Morality is a scarce, incredibly expensive resource in the financial services industry. Professionals are beset by an endless cycle of ethical skirmishes, with many resigning themselves to the conclusion: “I cannot afford to be moral, and if any one tells you they can they’re lying.”
Yet, what they do not understand is that with each incremental compromise of their character, they surrender a bit more of their integrity. Unbeknownst to them, there are consequences to these moral sacrifices.
Fraud and deception statistics are startling. The number of claims filed by investors concerning stockbroker fraud and other breaches of fiduciary duty escalated significantly in 2009, according to statistics released by the Financial Regulatory Authority (FINRA), which regulates more than 5,000 brokerage firms in the US.
Estimates place the number of claims by investors seeking to recover losses on track to top 7,000 this year. By comparison, there were only 4,982 securities fraud arbitration claims filed for the entire year in 2008 and 3,238 filed in 2007. In reality, and in life, most of us understand that many claims are not filed as a function of avoidance, laziness, fear, paranoia, marginal thinking, denial, and so forth and so on.

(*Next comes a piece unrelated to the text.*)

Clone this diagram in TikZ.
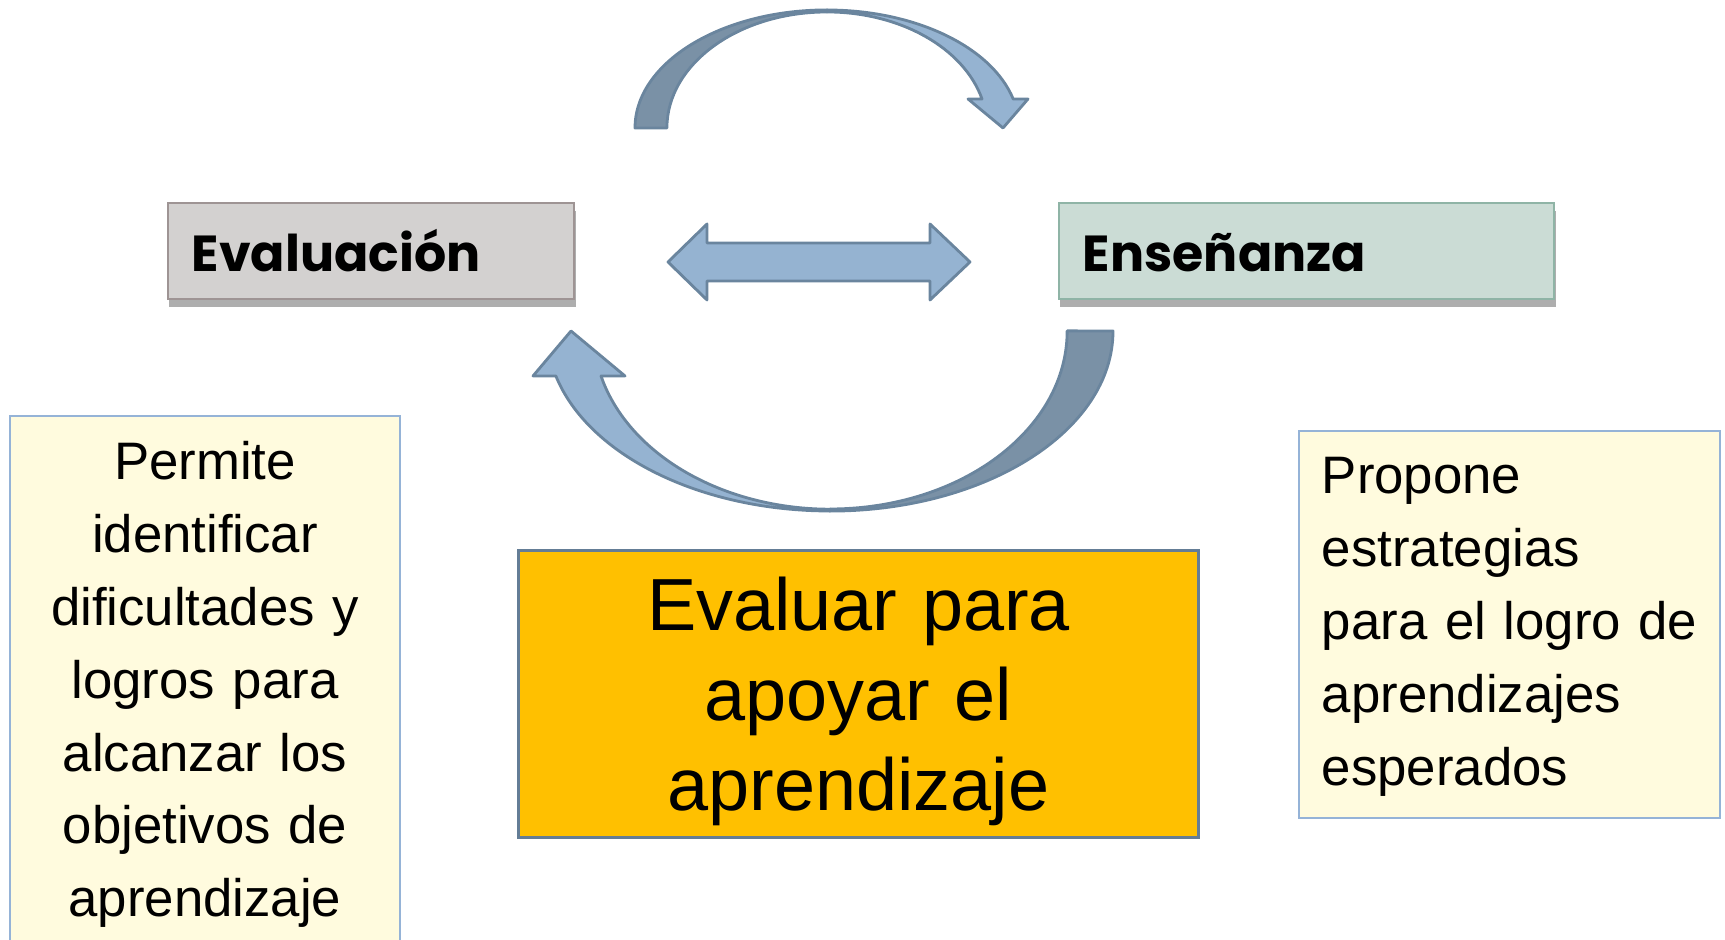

According to online researcher AboutLawsuits.com: “Not only are there more claims, but more claimants are finding success in their investor arbitration cases, which may be attributable to new SEC rules enacted at the beginning of the year that restricts defendants’ ability to file a motion to dismiss. The rule was designed so that more claimants’ cases would receive hearings on their merits and to prevent defendants from attempting to delay hearings, increasing costs for investors and generally intimidating them out of arbitration.”
In fact, in April 2009, lobbyists for investment planner professionals submitted a request to congressional lawmakers to create a national regulatory body to oversee their industry and establish industry-wide standards. At that point in time, almost anyone could claim to be a financial planner, and did not need to be credentialed as a Certified Financial Planner.